Good luck with her. Don't push her too hard early or she will not find it fun and will NEVER hunt for the joy of the hunt. And that, I hope is what it is all about.

http://redbirddog.blogspot.com/2010/10/hunt-for-dog-or-dog-for-hunt.html

Rod a.k.a. redbirddog


----------



## Maisy Mae (Jul 22, 2011)

We were actually pleasantly surprised with how calm she is! Thanks so much for all the advice and I will defiantly use your recommendations!


----------



## mswhipple (Mar 7, 2011)

I think Maisy is still way too young for you to worry about hunting with her. I'm not a hunter, but here's my take on it...

I don't think you actually need to teach a Vizsla to hunt. Hunting is in their blood. You wouldn't need to teach a bird how to sing, after all. My dog, Willie, hunts pretty much all day long. I have a large, fenced yard which is his domain. He is a dedicated hunter. He points all the time, and will hold a point tirelessly.
He seems pretty happy just doing what comes naturally. He has killed a few critters but never tries to eat them. I tell him he is a good hunter. (Of course, we play fetch and other games, too.)

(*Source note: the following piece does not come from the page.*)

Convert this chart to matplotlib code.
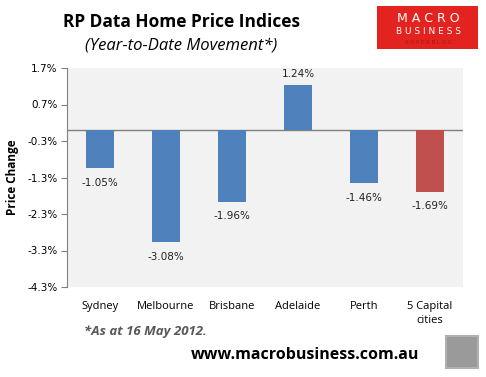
import numpy as np
import matplotlib.pyplot as plt
from matplotlib.patches import Rectangle

# Дані
cities = ["Sydney", "Melbourne", "Brisbane", "Adelaide", "Perth", "5 Capital\ncities"]
changes = [-1.05, -3.08, -1.96, 1.24, -1.46, -1.69]
bar_colors = ["#4F81BD", "#4F81BD", "#4F81BD", "#4F81BD", "#4F81BD", "#C0504D"]
yticks = [1.7, 0.7, -0.3, -1.3, -2.3, -3.3, -4.3]

fig = plt.figure(figsize=(4.86, 3.77), dpi=100)
fig.patch.set_facecolor('white')
ax = fig.add_axes([67/486, 1 - 287/377, 396/486, 219/377])
ax.set_facecolor('#F2F2F2')

x = np.arange(len(cities))
ax.bar(x, changes, width=0.41, color=bar_colors, zorder=3)
ax.axhline(0, color='#808080', lw=1, zorder=2)

for xi, v in zip(x, changes):
    if v < 0:
        ax.text(xi, v - 0.26, f"{v:.2f}%", ha='center', va='top', fontsize=7.5,
                family='DejaVu Sans', color='#222222')
    else:
        ax.text(xi, v + 0.15, f"{v:.2f}%", ha='center', va='bottom', fontsize=7.5,
                family='DejaVu Sans', color='#222222')

ax.set_xlim(-0.5, len(cities) - 0.5)
ax.set_ylim(-4.3, 1.7)
ax.set_yticks(yticks)
ax.set_yticklabels([f"{t:.1f}%" for t in yticks], fontsize=7.5, family='DejaVu Sans')
ax.set_xticks(x)
ax.set_xticklabels(cities, fontsize=8, family='Open Sans', va='top', linespacing=1.45)
ax.tick_params(axis='x', length=0, pad=10)
ax.tick_params(axis='y', length=4, color='#808080', pad=3, direction='out')
for s in ['top', 'right', 'bottom']:
    ax.spines[s].set_visible(False)
ax.spines['left'].set_color('#808080')
ax.set_ylabel("Price Change", fontsize=8.5, fontweight='bold', family='Open Sans', labelpad=6)

# Заголовки
fig.text(181/486, 1 - 22/377, "RP Data Home Price Indices", ha='center', va='center',
         fontsize=12.5, fontweight='bold', family='Open Sans')
fig.text(181/486, 1 - 45/377, "(Year-to-Date Movement*)", ha='center', va='center',
         fontsize=12, style='italic', family='Open Sans')

# Логотип
fig.patches.append(Rectangle((377/486, 1 - 49/377), 101/486, 43/377, transform=fig.transFigure,
                             facecolor='#E3231F', edgecolor='none'))
fig.text(428/486, 1 - 18/377, "M A C R O", ha='center', va='center', fontsize=9, color='white',
         family='DejaVu Sans')
fig.text(428/486, 1 - 32/377, "B U S I N E S S", ha='center', va='center', fontsize=6.5,
         color='white', family='DejaVu Sans')
fig.text(428/486, 1 - 42/377, "S U P E R B L O G", ha='center', va='center', fontsize=4,
         color='#A81515', family='DejaVu Sans')

# Підписи внизу
fig.text(84/486, 1 - 331/377, "*As at 16 May 2012.", ha='left', va='center', fontsize=9.5,
         style='italic', fontweight='bold', color='#595959', family='Open Sans')
fig.text(305/486, 1 - 355/377, "www.macrobusiness.com.au", ha='center', va='center',
         fontsize=11.5, fontweight='bold', family='Open Sans')
fig.patches.append(Rectangle((446/486, 1 - 368/377), 32/486, 32/377, transform=fig.transFigure,
                             facecolor='#9A9A9A', edgecolor='#B0B0B0', lw=1.5))

plt.savefig('out.png', dpi=100)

I think you DO need to teach a Vizsla to hunt in front of a human carrying a gun. Guns can be loud, startling and scary! When this breed was developing, humans were hunting with bows and arrows and falcons. So training a Vizsla to be a good gun dog can be a long, arduous process requiring a LOT of dedication, just like redbirddog Rod said.

So that's what I think... They are natural hunters, but not naturally comfortable around guns.


----------



## gunnr (Aug 14, 2009)

Firstly, let's clear up some misconceptions. You will never "train a dog to hunt". They are either born with the instinctive ability, or they are not. What you are trying to accomplish is to take that natural ability, couple it with some discipline without compromising the natural ability, and establish that you too are part of the equation.
The dog doesn't need the hunter, the hunter needs the dog. The dog is the single most important variable, and needs to be treated as such for success.

Maisy is too young for actual "hunt training". At this point she should can be introduced to caged quail, and "parts". ie, wings, and allowed to more or less develop her own interest. The single most important thing is to not squash her natural tendencies at this age. Let her be a little unruly, but bring out that birdiness. You need to go just as nuts with the birds as her. She'll key off you. The disipline will come later.

Dogs develop at their own pace, within reason, you can't speed it up. You have to wait for the indications that the lessons can move to the next stage, or you will have an undeveloped dog with "holes"

If your goal is too hunt Maisy this fall, I would reevaluate that goal. Next fall is the one to shoot for.
Take your time and do it right. Find a Vizlsa club in your area if at all possible.


----------



## barretts87 (Apr 24, 2011)

She is definitely too young at this point. Our Abby just barely turned 5 months old...at 9-12 weeks she would point when she saw a bird or rabbit but at about 13 or 14 weeks she just stopped. We would like to train her to hunt with us but if she's not interested thats okay too. At just almost 5 months we've noticed a huge change in her maturity and mentality and she started pointing again...now whenever we go outside to go potty or for a walk she is constantly looking for prey to point at. I encourage her to point and hold point and let her search and track scents for a while. She really enjoys it and seems to be even remember from each walk the different places she last saw a rabbit out.
Just remember this is a very slow maturing breed, give them time to grow up and experience everything that they can while they are puppies and I believe each has the natural instinct that will slowly come out.


----------